Raúl Alfonsín, el último demócrata del siglo XXI
Hubo una vez un presidente, aquí, entre nosotros, que llevó sus ideas políticas y sociales al punto máximo del poder institucional: la Casa Rosada. Ese hombre, antes, fue opacado en su partido por años a causa del liderazgo de Ricardo Balbín. Luego fue patoteado por el peronismo más recalcitrante y antidemocrático: sindicalistas conspirando junto a militares, irresponsables mandatarios provinciales, políticos salvajes y mañosos, que van muriéndose sin pena ni gloria. Ese hombre, por extraño que parezca, logró ser presidente de un país desesperado por la violencia. Una de sus ideas centrales fue también un canto de esperanza: “Somos la vida, somos la paz”, se decía, casi un lustro atrás.
Aquel hombre tuvo el poder y lo mantuvo hasta que los desconocidos de siempre entendieron que era hora de volver a interrumpir los ciclos institucionales, que casi siempre coinciden con presidentes, legítimos y electos, pertenecientes a la Unión Cívica Radical. Aquella vez todos ayudaron, los sindicalistas, la oposición, de derecha e izquierda (comunistas, nacionalistas, todos unidos triunfaremos…), los militares, el poder económico y un largo etcétera sobre el cual alguna vez alguien debería reparar para medir el escaso vuelo de nuestra sociedad, a la hora de construir acuerdos civilizados y racionales. Pese a las adversidades, aquel hombre siempre mantuvo coherencia en la acción: tolerancia, disenso, participación. Fueron sus armas frente a paros generales, cuarteles con cebadores de mate profesionales y empresarios conmovidos por una economía que, cierto, no encontraba rumbo alguno.

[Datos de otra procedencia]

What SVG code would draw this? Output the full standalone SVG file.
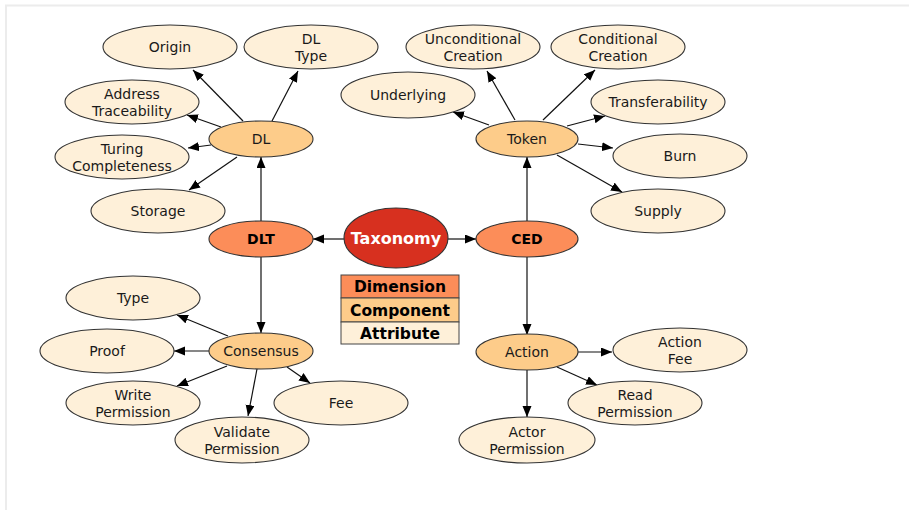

Ese mismo hombre fue el que propuso al país un movimiento histórico sobre la base de las mayorías políticas que coincidían en un progreso armónico, participativo, plural y más justo. Era un llamado para radicales, peronistas y socialistas, entendiendo al socialismo como aquello que les da de comer a las personas que tienen hambre para hacerlas libres, que las educa para el mismo fin y que las prepara para nuevos desafíos, menos angustiantes que la miseria, más atractivos que cualquier demagogia y clientelismo, al estilo del Plan Trabajar. Algunos sensatos de la década del 80 respondieron a ese llamado, que superaba un mero gesto, como lo fue el abrazo entre Perón y Balbín luego de décadas de peleas gorilas y totalitarismos tan vigentes (Chávez ha dicho imitar a Perón; a veces no se sabe si su modelo es Isabelita o Juan Domingo).
Aquel hombre, que hasta interrumpió una homilía en alguna ocasión haciendo uso de su investidura para defender la naciente democracia argentina, que planeó un marco estratégico comercial, como el bloque del Mercosur junto a José Sarney, que puso fin a un histórico método de resentimiento con Chile para salvar y profundizar las relaciones con un país vecino y estratégico, esta semana cumplió 80 años.
Podrá decirse cualquier barbaridad acerca de Raúl Alfonsín, como así se ha hecho en la Argentina antropófaga, ese país profundo que somos y que nos asusta. Cierto es que 80 años de un fino demócrata parece, en este presente, una buena manera de recordar que la democracia no es sólo votar a los mismos papanatas de siempre. Varios aún piensan que la deuda de la democracia es más bien un asunto de ideas y no tanto de cartera (o caja, como gustan llamarla los miserables nuevos ricos). La moda es estar de acuerdo con los supuestos poderosos, codearse con otros tantos desesperados por un cargo, una coima o un futuro tan vano como el de los inventos apurados, sin ton ni son.
Las sociedades se construyen gracias a los disensos, por suerte. Feliz cumpleaños, Raúl Alfonsín. Muchas gracias por la dignidad, su honestidad y por haber aguantado tantos intolerantes a sueldo. Con la democracia se come, se cura y se educa. El resto, sinceramente, es puro cuento.
Hoy Alfonsín hubiera cumplido 85 años.